Md. county council pushes casino plan ahead for Arundel Mills
Tuesday, December 22, 2009
Plans to put a slots casino at a Maryland outlet mall moved far closer to reality Monday night when the Anne Arundel County Council approved zoning for the 4,750-machine facility, breaking a stalemate that threatened to sink the project.
With a 4 to 2 vote, the council gave its blessing to the proposed casino at Arundel Mills mall, which would be the largest of five slots sites authorized in Maryland and one of the largest of its kind in the nation.
Cordish Cos., the project's Baltimore-based developers, must still obtain an array of permits before breaking ground, and several legal and other challenges loom. But zoning approval had emerged as the biggest hurdle for the casino, which Cordish has said could open by December 2011.
The state awarded the company a slots license two weeks ago, contingent on the council's zoning approval. For months, homeowners from neighborhoods around the mall have fought the legislation, voicing concerns about increased traffic and whether a casino would erode the mall's "family-friendly" atmosphere.
But those concerns were trumped Monday by the promise of the revenue that slots could bring to the state and the county.
"We need this money," council member Tricia L. Johnson (R-Davidsonville) told a packed council chamber as she urged her colleagues to pass "a proposal right in front of us."
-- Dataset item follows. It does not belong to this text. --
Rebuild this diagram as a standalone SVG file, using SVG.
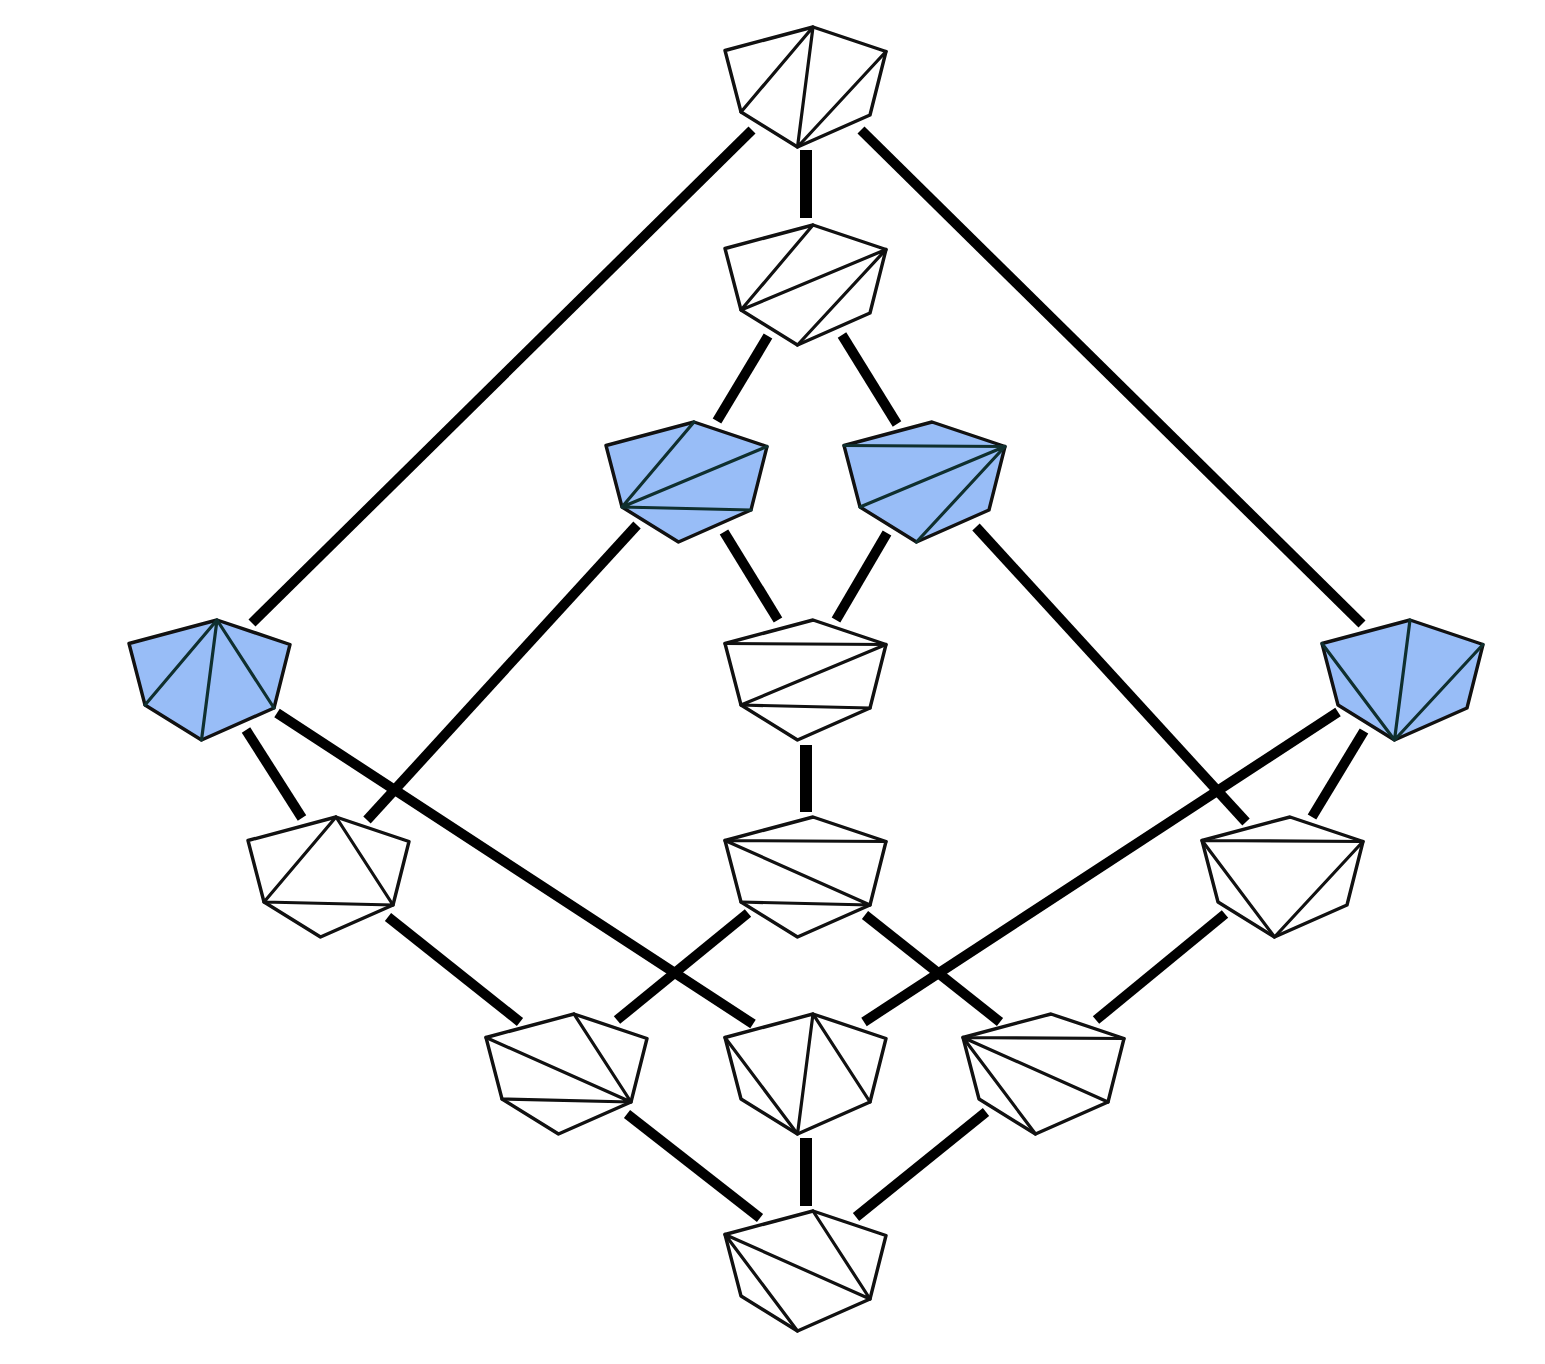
<svg xmlns="http://www.w3.org/2000/svg" width="1545" height="1364" viewBox="0 0 1545 1364">
<style>
.hex{stroke:#111;stroke-width:3.4;stroke-linejoin:round;fill:#fff}
.d{stroke:#111;stroke-width:3.2;fill:none;stroke-linecap:round}
.blue .hex{fill:#98bdf7}
.blue .d{stroke:#0f2f2e}
#connectors line{stroke:#000;stroke-width:10}
#connectors line.v{stroke-width:12}
</style>
<defs><polygon id="hex" points="-88,23.500 0,0 73,24.500 57,88 -15.500,120 -72,85"/></defs>
<rect width="1545" height="1364" fill="#fff"/>
<g id="connectors">
<line class="v" x1="806" y1="150" x2="806" y2="218"/>
<line x1="752" y1="130" x2="252" y2="623"/>
<line x1="861" y1="130" x2="1362" y2="624"/>
<line x1="768" y1="336" x2="717" y2="421"/>
<line x1="842" y1="335" x2="897" y2="424"/>
<line x1="724" y1="532" x2="778" y2="620"/>
<line x1="887" y1="533" x2="836" y2="620"/>
<line x1="637" y1="525" x2="367" y2="820"/>
<line x1="976" y1="527" x2="1246" y2="822"/>
<line x1="246" y1="730" x2="302" y2="818"/>
<line x1="277" y1="713" x2="753" y2="1024"/>
<line x1="1338" y1="712" x2="864" y2="1022"/>
<line x1="1364" y1="731" x2="1312" y2="817"/>
<line class="v" x1="806" y1="745" x2="806" y2="812"/>
<line x1="388" y1="917" x2="520" y2="1022"/>
<line x1="748" y1="913" x2="617" y2="1020"/>
<line x1="865" y1="915" x2="1000" y2="1022"/>
<line x1="1225" y1="914" x2="1096" y2="1020"/>
<line x1="627" y1="1114" x2="760" y2="1218"/>
<line class="v" x1="806" y1="1138" x2="806" y2="1206"/>
<line x1="986" y1="1112" x2="856" y2="1217"/>
</g>
<g id="n1" transform="translate(813,27)"><use href="#hex" class="hex"/><path class="d" d="M0,0L-72,85M0,0L-15.500,120M73,24.500L-15.500,120"/></g>
<g id="n2" transform="translate(813,225)"><use href="#hex" class="hex"/><path class="d" d="M0,0L-72,85M73,24.500L-72,85M73,24.500L-15.500,120"/></g>
<g id="n3" class="blue" transform="translate(694,422)"><use href="#hex" class="hex"/><path class="d" d="M0,0L-72,85M73,24.500L-72,85M57,88L-72,85"/></g>
<g id="n4" class="blue" transform="translate(932,422)"><use href="#hex" class="hex"/><path class="d" d="M-88,23.500L73,24.500M73,24.500L-72,85M73,24.500L-15.500,120"/></g>
<g id="n5" class="blue" transform="translate(217,620)"><use href="#hex" class="hex"/><path class="d" d="M0,0L-72,85M0,0L-15.500,120M0,0L57,88"/></g>
<g id="n6" transform="translate(813,620)"><use href="#hex" class="hex"/><path class="d" d="M-88,23.500L73,24.500M73,24.500L-72,85M-72,85L57,88"/></g>
<g id="n7" class="blue" transform="translate(1410,620)"><use href="#hex" class="hex"/><path class="d" d="M-88,23.500L-15.500,120M0,0L-15.500,120M73,24.500L-15.500,120"/></g>
<g id="n8" transform="translate(336,817)"><use href="#hex" class="hex"/><path class="d" d="M0,0L-72,85M0,0L57,88M-72,85L57,88"/></g>
<g id="n9" transform="translate(813,817)"><use href="#hex" class="hex"/><path class="d" d="M-88,23.500L73,24.500M-88,23.500L57,88M-72,85L57,88"/></g>
<g id="n10" transform="translate(1290,817)"><use href="#hex" class="hex"/><path class="d" d="M-88,23.500L73,24.500M-88,23.500L-15.500,120M73,24.500L-15.500,120"/></g>
<g id="n11" transform="translate(574,1014)"><use href="#hex" class="hex"/><path class="d" d="M-88,23.500L57,88M-72,85L57,88M0,0L57,88"/></g>
<g id="n12" transform="translate(813,1014)"><use href="#hex" class="hex"/><path class="d" d="M-88,23.500L-15.500,120M0,0L-15.500,120M0,0L57,88"/></g>
<g id="n13" transform="translate(1051,1014)"><use href="#hex" class="hex"/><path class="d" d="M-88,23.500L73,24.500M-88,23.500L57,88M-88,23.500L-15.500,120"/></g>
<g id="n14" transform="translate(813,1211)"><use href="#hex" class="hex"/><path class="d" d="M-88,23.500L57,88M-88,23.500L-15.500,120M0,0L57,88"/></g>
</svg>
Within a few years, the mall casino could generate more than $500 million a year, about half of which would be earmarked for state education programs, according to consultants hired by the state. The county would also get a cut of the proceeds.
The stakes were raised for Monday night's vote when a state panel last week rejected a bid to build Maryland's second-largest proposed casino, a 3,750-machine facility in downtown Baltimore. The right to operate that facility will be rebid, delaying the expected flow of revenue to the state for months, if not years.
The Anne Arundel site would account for about 40 percent of the total revenue legislative analysts have projected the five slots sites could generate annually. The state is counting on the Baltimore site for about 30 percent of total revenue.
Monday night's victory for Cordish was less than clear-cut to some watching in the chamber.
Before passing the bill that would allow slots at the mall, the council voted 4 to 2 for a competing zoning bill that would permit slots at several locations in Anne Arundel, including Laurel Park racetrack -- but not at the mall. Just minutes later, however, the second zoning bill passed, giving Cordish the zoning it sought.
Advocates on both sides of the issue said they were certain that Anne Arundel County Executive John R. Leopold (R) would veto the first bill. Leopold, who was unavailable to comment, previously criticized legislation that excluded Cordish.